Project Docker image (bundles RAPIDS/cuDF, PyTorch, scikit-learn, Jupyter):

docker run --gpus all --ipc=host --ulimit memlock=-1 --ulimit stack=67108864 --rm \
  -p 10000:8888 -p 8501:8501 -v ${PWD}:/workspace/mycode \
  abdelghafour1/ngc_tf_rapids_25_01_vscode_torch:2025-v3 jupyter lab --ip=0.0.0.0 --allow-root

Locally (Ensembl steps + precomputed fallbacks; no GPU needed):

pip install -r requirements.txt        # or minimal: pip install pandas numpy pyarrow
python workflow_A_mads14_heading_date.py

Trait prediction — predict_trait is the GitHub demo

predict_trait does not train or replace anything — it loads and runs the team's own pre-trained .pkl files (the same joblib.load(...) + model.predict(...) as the repo's heading_date_predictor.py), following the Prediction_on_new_samples/hdg_80head2025/ flow (model + imputer + the top-1,000 feature list).

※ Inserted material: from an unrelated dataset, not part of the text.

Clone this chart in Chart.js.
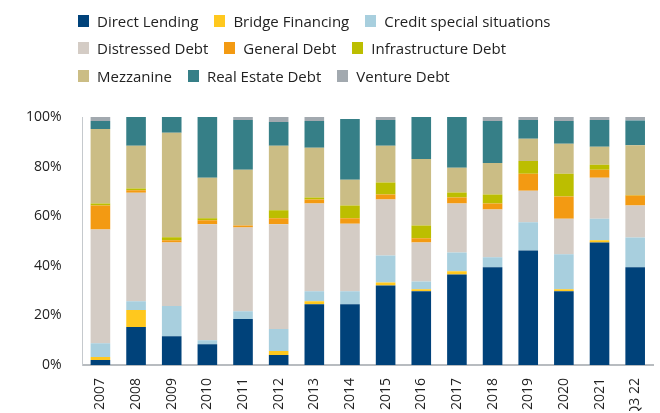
<!DOCTYPE html>
<html>
<head>
<meta charset="utf-8">
<script src="https://cdn.jsdelivr.net/npm/chart.js@4/dist/chart.umd.min.js"></script>
<style>
  html, body { margin: 0; padding: 0; background: #fff; }
  #wrap { position: relative; width: 660px; height: 413px; }
  #legend {
    position: absolute; left: 78px; top: 7px;
    font-family: "Open Sans", sans-serif; font-size: 15px; color: #222;
  }
  .lg-row { display: flex; height: 27.5px; align-items: center; }
  .lg-item { display: flex; align-items: center; margin-right: 16px; white-space: nowrap; }
  .lg-box { width: 11px; height: 12px; margin-right: 8px; }
</style>
</head>
<body>
<div id="wrap">
  <canvas id="chart" width="660" height="413"></canvas>
  <div id="legend"></div>
</div>
<script>
// -----------------------------
// Data (share of fundraising, %)
// -----------------------------
const years = ['2007', '2008', '2009', '2010', '2011', '2012', '2013', '2014',
  '2015', '2016', '2017', '2018', '2019', '2020', '2021', 'Q3 22'];

const directLending = [2.0, 15.3, 11.6, 8.4, 18.5, 4.0, 24.5, 24.5, 32.1, 29.7, 36.5, 39.4, 46.2, 29.7, 49.4, 39.4];
const bridgeFinancing = [1.2, 6.9, 0, 0, 0, 1.6, 1.2, 0, 1.2, 0.8, 1.3, 0, 0, 0.8, 0.9, 0];
const creditSpecial = [5.6, 3.5, 12.2, 1.6, 3.2, 8.9, 4.0, 5.2, 10.9, 3.2, 7.6, 4.0, 11.4, 14.2, 8.7, 12.0];
const distressedDebt = [45.8, 43.8, 25.6, 46.8, 33.7, 42.3, 35.4, 27.3, 22.5, 15.7, 19.7, 19.3, 12.7, 14.3, 16.5, 12.9];
const generalDebt = [9.7, 1.0, 0.9, 1.6, 0.8, 2.4, 1.6, 2.2, 2.1, 1.7, 2.4, 2.4, 6.8, 8.9, 3.2, 4.0];
const infrastructureDebt = [0.8, 0.7, 1.2, 0.8, 0, 3.2, 0.8, 5.1, 4.8, 5.1, 2.1, 3.6, 5.2, 9.2, 2.0, 0.2];
const mezzanine = [30.1, 17.2, 42.1, 16.3, 22.5, 26.0, 20.1, 10.4, 14.8, 26.9, 9.9, 12.8, 8.9, 12.1, 7.3, 20.1];
const realEstateDebt = [3.2, 11.6, 6.4, 24.5, 20.1, 9.6, 10.8, 24.5, 10.4, 16.9, 20.5, 16.9, 7.6, 9.2, 10.8, 10.0];
const ventureDebt = [1.6, 0, 0, 0, 1.2, 2.0, 1.6, 0, 1.2, 0, 0, 1.6, 1.2, 1.6, 1.2, 1.6];

const yTicks = [0, 20, 40, 60, 80, 100];

const series = [
  { label: 'Direct Lending', data: directLending, color: '#00427a' },
  { label: 'Bridge Financing', data: bridgeFinancing, color: '#ffc81e' },
  { label: 'Credit special situations', data: creditSpecial, color: '#a8cfde' },
  { label: 'Distressed Debt', data: distressedDebt, color: '#d4ccc5' },
  { label: 'General Debt', data: generalDebt, color: '#f39a12' },
  { label: 'Infrastructure Debt', data: infrastructureDebt, color: '#bcbe00' },
  { label: 'Mezzanine', data: mezzanine, color: '#cbbd85' },
  { label: 'Real Estate Debt', data: realEstateDebt, color: '#367f87' },
  { label: 'Venture Debt', data: ventureDebt, color: '#a2a9af' }
];

const tickFont = { family: '"Open Sans", sans-serif', size: 14 };

const chart = new Chart(document.getElementById('chart'), {
  type: 'bar',
  data: {
    labels: years,
    datasets: series.map(s => ({
      label: s.label,
      data: s.data,
      backgroundColor: s.color,
      borderWidth: 0,
      barPercentage: 0.55,
      categoryPercentage: 1
    }))
  },
  options: {
    responsive: false,
    animation: false,
    layout: { padding: { top: 117, left: 13, right: 7, bottom: 2 } },
    plugins: { legend: { display: false }, tooltip: { enabled: false } },
    scales: {
      x: {
        stacked: true,
        grid: { display: false },
        border: { display: true, color: '#b8bcc0', width: 2 },
        afterFit: scale => { scale.height = 46; },
        ticks: {
          color: '#222', font: tickFont,
          minRotation: 90, maxRotation: 90, padding: 5, autoSkip: false
        }
      },
      y: {
        stacked: true,
        min: 0,
        max: 100,
        grid: { display: false },
        border: { display: true, color: '#c5c9cd', width: 1 },
        afterBuildTicks: axis => { axis.ticks = yTicks.map(v => ({ value: v })); },
        ticks: {
          color: '#222', font: tickFont, padding: 13,
          callback: v => v + '%'
        }
      }
    }
  }
});

// -----------------------------
// Legend (3 items per row)
// -----------------------------
const legendEl = document.getElementById('legend');
const items = chart.data.datasets;
for (let i = 0; i < items.length; i += 3) {
  const row = document.createElement('div');
  row.className = 'lg-row';
  items.slice(i, i + 3).forEach(ds => {
    const item = document.createElement('div');
    item.className = 'lg-item';
    item.innerHTML = `<span class="lg-box" style="background:${ds.backgroundColor}"></span><span>${ds.label}</span>`;
    row.appendChild(item);
  });
  legendEl.appendChild(row);
}
</script>
</body>
</html>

The wrapper only adds convenience so the demo composes with the other steps: it auto-detects the ID column (ID vs IID), selects the 1,000 SNP columns the model expects (from combined_selected_features_top_1000.csv) so you can hand it the full 165,640-SNP matrix, imputes with most_freq_imputer_*.pkl, and returns a tidy {accession, <trait>_pred} frame.

import oryza19k as o19
preds = o19.predict_trait(genotypes, trait="hdg_80head",
                          models_dir="path/to/AI-drive Predictive Phenotype Modeling")

models_dir must point at a clone of github.com/YongZhou2019/19K-RGP; loading the model needs joblib, scikit-learn, xgboost, and lightgbm. Only the heading-date model is public so far; the other four traits are added at resubmission.

Configuration (no credentials, ever)

oryza19k.CONFIG reads from environment variables — ORYZA19K_VCF_BASE (public bgzipped VCF host for tabix), ORYZA19K_MODELS_DIR, ORYZA19K_DATA_DIR, ORYZA19K_ZENODO. Review-only credentials are never placed here; the public VCF host is set at publication.